Installing myself into an apartment has always been the case for me. I have many memories of talking about having to “de-interesting” or “bland-it-down” my home to either hand it back to a landlord, or to sell it. With only a few exceptions, I have painted at least room in every apartment I have lived in for the past 25 years. And subsequently painted many of them back to the hideous shade of “landlord white” to get my deposit back.

It often took me several months after moving into new apartments, before my place was even close to becoming a home and transforming into what I envisioned when I moved in. My apartments were always small. From my tiny 225 square foot walk up in the West Village, to my 600 square foot junior one bedroom loft in the Chicago Loop. Mostly they were in the 400 square foot range. Sometimes multi room studios (a living room, dining room, and kitchen, but no bedroom), only twice with a bedroom, nearly always in great locations.

I have never shied away from being bold in my choices for my home either. Looking back, I have had a fire engine red dining room (twice). I had a Granny Smith apple green kitchen (twice also). There was that cobalt blue sleeping chamber and acid green living room. And then there are the patterns… Oh the patterns I have painted on the walls. Patterns such as gold and yellow harlequin diamonds, green and orange plaid (yes, I did this), and gray and silver horizontal stripes. I should do a post on my past apartments, yes?

As adventuresome as I was in the past, nothing really compares to the level of installation required for our 785 square foot half classic six. This explains why two years in, we have only finished two hallways, our living room (which is really only at phase one of a much bigger agenda), and about 60% of our kitchen. Suffice to say, I am not afraid of going bold. Our current home certainly reflects that. I like to think of my current level of boldness as more refined than some of the crazy things I did to my apartments in my 20’s or 30’s. Color is still very much in use, but in more measured amounts and/or considered tones. I have learned that you don’t have to knock somebody upside the head to wow them.

 

Our living room as seen from the sofa shortly after we moved in. The vast majority of our stuff was still boxed up in the kitchen.

Our living room as seen from the sofa shortly after we moved in. The vast majority of our stuff was still boxed up in the kitchen.

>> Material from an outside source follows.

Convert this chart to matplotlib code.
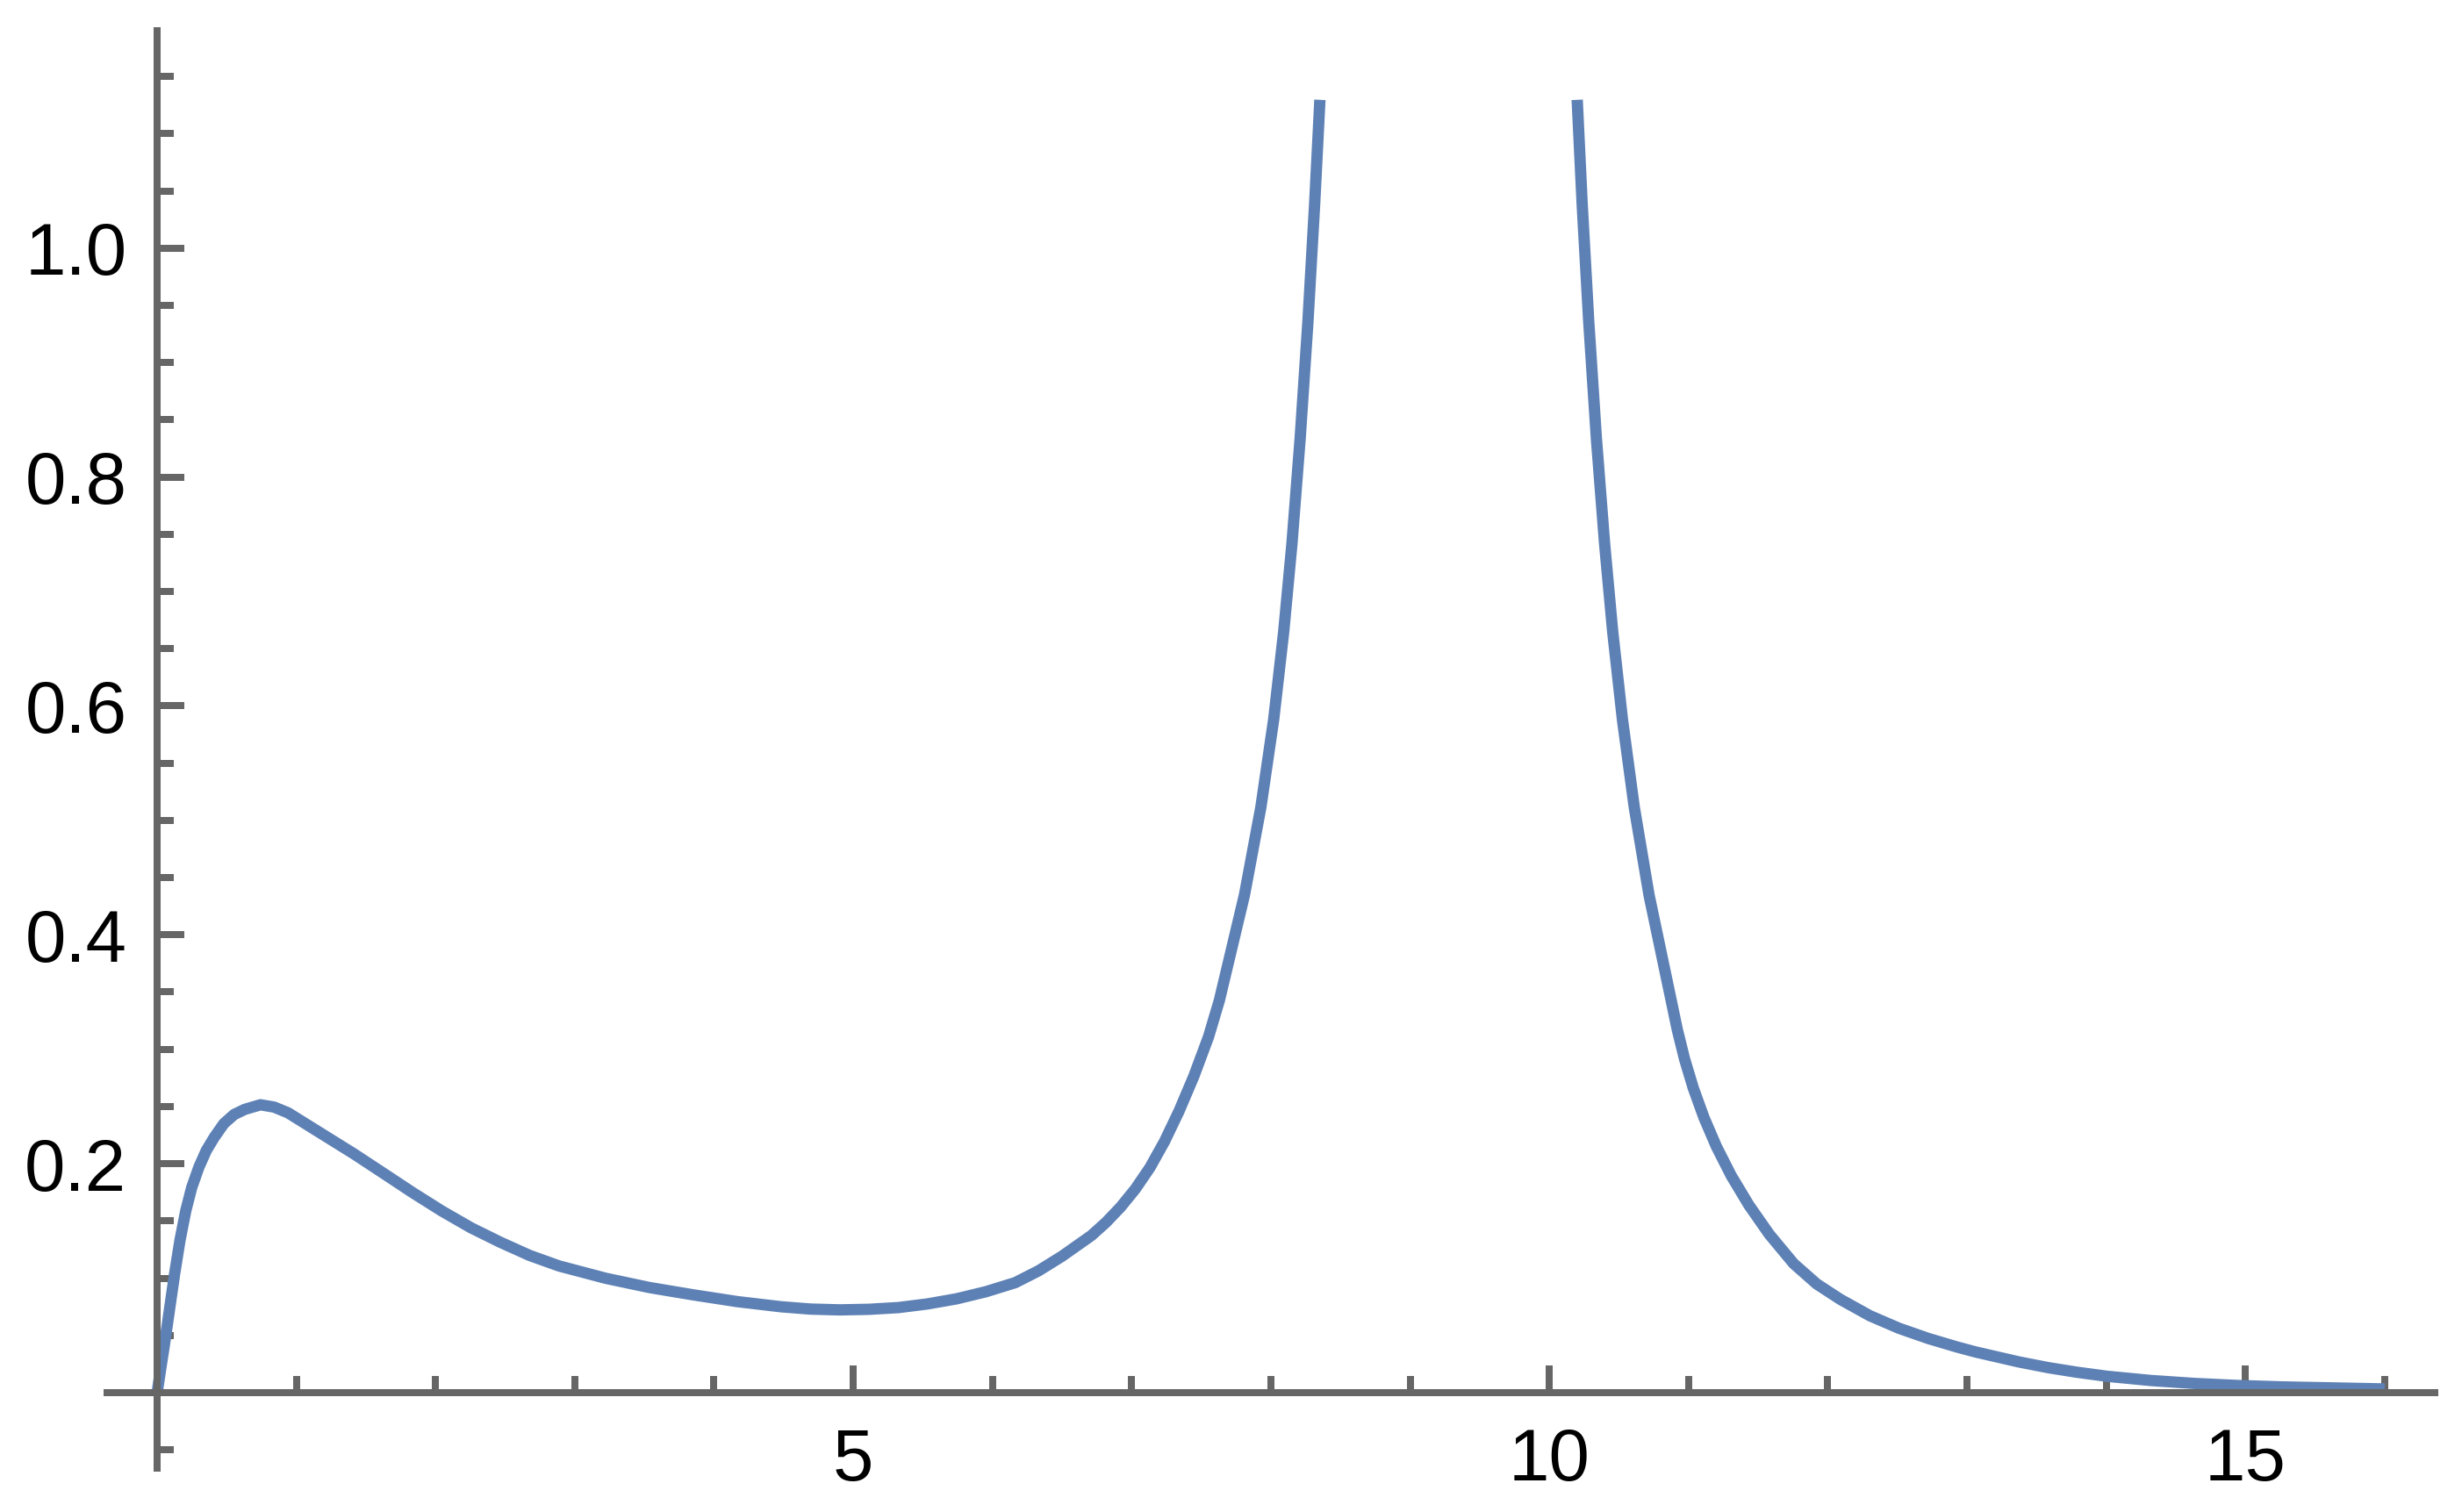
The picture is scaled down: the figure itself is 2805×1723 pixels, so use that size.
import matplotlib
matplotlib.use('Agg')
import matplotlib.pyplot as plt
from matplotlib.ticker import FixedLocator, FixedFormatter

plt.rcParams['font.family'] = ['Liberation Sans', 'DejaVu Sans']

# curve: rising branch (clipped at the top of the plot range)
left_x = [0.0, 0.032, 0.05, 0.074, 0.101, 0.126, 0.164, 0.206, 0.248, 0.30, 0.353,
          0.41, 0.479, 0.553, 0.63, 0.742, 0.84, 0.94, 1.204, 1.414, 1.625, 1.835,
          2.045, 2.255, 2.465, 2.675, 2.886, 3.222, 3.537, 3.852, 4.168, 4.483,
          4.693, 4.903, 5.113, 5.324, 5.534, 5.744, 5.954, 6.164, 6.332, 6.50,
          6.711, 6.816, 6.921, 7.026, 7.131, 7.236, 7.341, 7.447, 7.552, 7.630,
          7.810, 7.928, 8.020, 8.092, 8.151, 8.210, 8.266, 8.314, 8.352]
left_y = [0.0, 0.026, 0.040, 0.060, 0.083, 0.104, 0.133, 0.159, 0.179, 0.197, 0.2115,
          0.223, 0.235, 0.243, 0.2475, 0.2515, 0.2495, 0.2445, 0.2245, 0.2086, 0.1917, 0.1748,
          0.1587, 0.144, 0.1314, 0.1199, 0.1107, 0.0999, 0.0918, 0.0854, 0.0795, 0.0750,
          0.0730, 0.0723, 0.0728, 0.0743, 0.0775, 0.082, 0.0882, 0.0961, 0.1065, 0.1192,
          0.1373, 0.1488, 0.1622, 0.1779, 0.1966, 0.2195, 0.2462, 0.2766, 0.3109, 0.3428,
          0.4348, 0.5115, 0.5882, 0.6649, 0.7416, 0.8336, 0.9358, 1.0381, 1.1296]

# falling branch after the resonance
right_x = [10.200, 10.236, 10.283, 10.338, 10.397, 10.455, 10.525, 10.610, 10.716,
           10.875, 10.919, 10.971, 11.034, 11.110, 11.200, 11.307, 11.433, 11.580,
           11.755, 11.92, 12.09, 12.302, 12.51, 12.722, 12.93, 13.059, 13.373, 13.584,
           13.79, 14.004, 14.32, 14.635, 14.95, 15.265, 16.0]
right_y = [1.1296, 1.0381, 0.9358, 0.8336, 0.7416, 0.6649, 0.5882, 0.5115, 0.4348,
           0.3428, 0.3172, 0.2916, 0.2661, 0.2405, 0.2150, 0.1894, 0.1639, 0.1383,
           0.1127, 0.0950, 0.0815, 0.0672, 0.0563, 0.0473, 0.0398, 0.0356, 0.0268, 0.0218,
           0.0178, 0.0143, 0.0106, 0.0080, 0.0062, 0.0050, 0.0032]

x_major = [5, 10, 15]
x_labels = ['5', '10', '15']
x_minor = [1, 2, 3, 4, 6, 7, 8, 9, 11, 12, 13, 14, 16]
y_major = [0.2, 0.4, 0.6, 0.8, 1.0]
y_labels = ['0.2', '0.4', '0.6', '0.8', '1.0']
y_minor = [-0.05, 0.05, 0.1, 0.15, 0.25, 0.3, 0.35, 0.45, 0.5, 0.55, 0.65, 0.7, 0.75,
           0.85, 0.9, 0.95, 1.05, 1.1, 1.15]

line_color = '#5E81B5'
axis_color = '#666666'

fig = plt.figure(figsize=(28.05, 17.23), dpi=100)
ax = fig.add_axes([0.04335, 0.0290, 0.9456, 0.9507])

ax.plot(left_x, left_y, color=line_color, lw=9.3, solid_capstyle='butt', solid_joinstyle='round')
ax.plot(right_x, right_y, color=line_color, lw=9.3, solid_capstyle='butt', solid_joinstyle='round')

ax.set_xlim(-0.362, 16.36)
ax.set_ylim(-0.066, 1.19)

for s in ['top', 'right']:
    ax.spines[s].set_visible(False)
for s in ['left', 'bottom']:
    ax.spines[s].set_position(('data', 0))
    ax.spines[s].set_linewidth(5.76)
    ax.spines[s].set_color(axis_color)

ax.xaxis.set_major_locator(FixedLocator(x_major))
ax.xaxis.set_major_formatter(FixedFormatter(x_labels))
ax.xaxis.set_minor_locator(FixedLocator(x_minor))
ax.yaxis.set_major_locator(FixedLocator(y_major))
ax.yaxis.set_major_formatter(FixedFormatter(y_labels))
ax.yaxis.set_minor_locator(FixedLocator(y_minor))

ax.tick_params(which='both', direction='in', color=axis_color, width=5.76, labelsize=60, labelcolor='black')
ax.tick_params(which='major', length=22.3)
ax.tick_params(which='minor', length=13.7)
ax.tick_params(axis='x', which='major', pad=28)
ax.tick_params(axis='y', which='major', pad=25)

fig.savefig('out.png', dpi=100)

I posted the video (below) of our apartment on closing day two years ago, and re-watching it for this post, I was thinking about my plans and ideas at the time. So much has shifted and changed for the better in our execution of what were initially my ideas. Especially as I worked to incorporate likes and dislikes from Yoav. I may come up with the ideas, but he gets absolute veto power in the final decision.

 

This shot of our living room was taken one year ago this week. We so look forward to getting back to this state after the kitchen is finished.

This shot of our living room was taken one year ago this week. We so look forward to getting back to this state after the kitchen is finished.

I seriously didn’t think I would be painting my living room ceiling black (my idea), or our entry hall a dark raspberry (heavily influenced by Yoav’s input). I never considered Stiffkey Blue cabinets in the kitchen (Yoav’s favorite choice from our samples) or a vintage crystal basket chandelier in our center hall (my lucky find on Etsy). But that just goes to show you how the design process evolves with time.

 

In May of 2014, when our offer was accepted, we had big plans for this apartment. We wanted to gut and renovate the kitchen before we even moved in. Then reality hit and we didn’t do that, and now I am exceptionally grateful we held off. Water damage forced us to do a temporary kitchen. Fortunately, we didn’t just throw in a kitchen renovation resulting in a nicely designed but likely uninspiring kitchen.

Instead, I spent more than a year planning, researching, and developing our vision of what our kitchen should be. Although it is not finished, it is far and away beyond my wildest expectation of fabulous. And it’s so much more than we would have had if we had done it at the beginning. I am a big advocate for living in a space for a while before doing major work. It help you better understand your needs and wants well in advance of shelling out thousands of dollars.

So it seems 2016 has unexpectedly turned out to be the “Year of the Kitchen”. It was supposed to be finished in June, right? But we have big plans for other areas of the apartment once the kitchen is finally done. In the meantime, we have been living in chaos in so many ways. As I am writing this, I look up and see the wall of boxes surrounding the refrigerator on what was briefly our art wall last year. I’d be lying to say it’s not getting old. We both long for a return to some level of normalcy (and beauty) in our home. But for the foreseeable future we can always fall back on the video I shot last December to mark fifteen months after we moved in (and before we dove head first into our year of the kitchen).

 

Stay tuned, my next post is going to take a look at what’s next once the kitchen is finished. We have two rooms and two projects in the pipeline. The bedroom and bathroom are the two rooms. We are planning crown molding for the living room. And finally, we hope to restore our mahogany doors. I have been planning and acquiring materials and ideas for all of them. In the mean time, the entrance to our building is looking really lovely.

 

My parting shot… The entrance to our building is about as New York as you can get, and coming home to this every day definitely helps keep the motivation up.

My parting shot… The entrance to our building is about as New York as you can get, and coming home to this every day definitely helps keep the motivation up.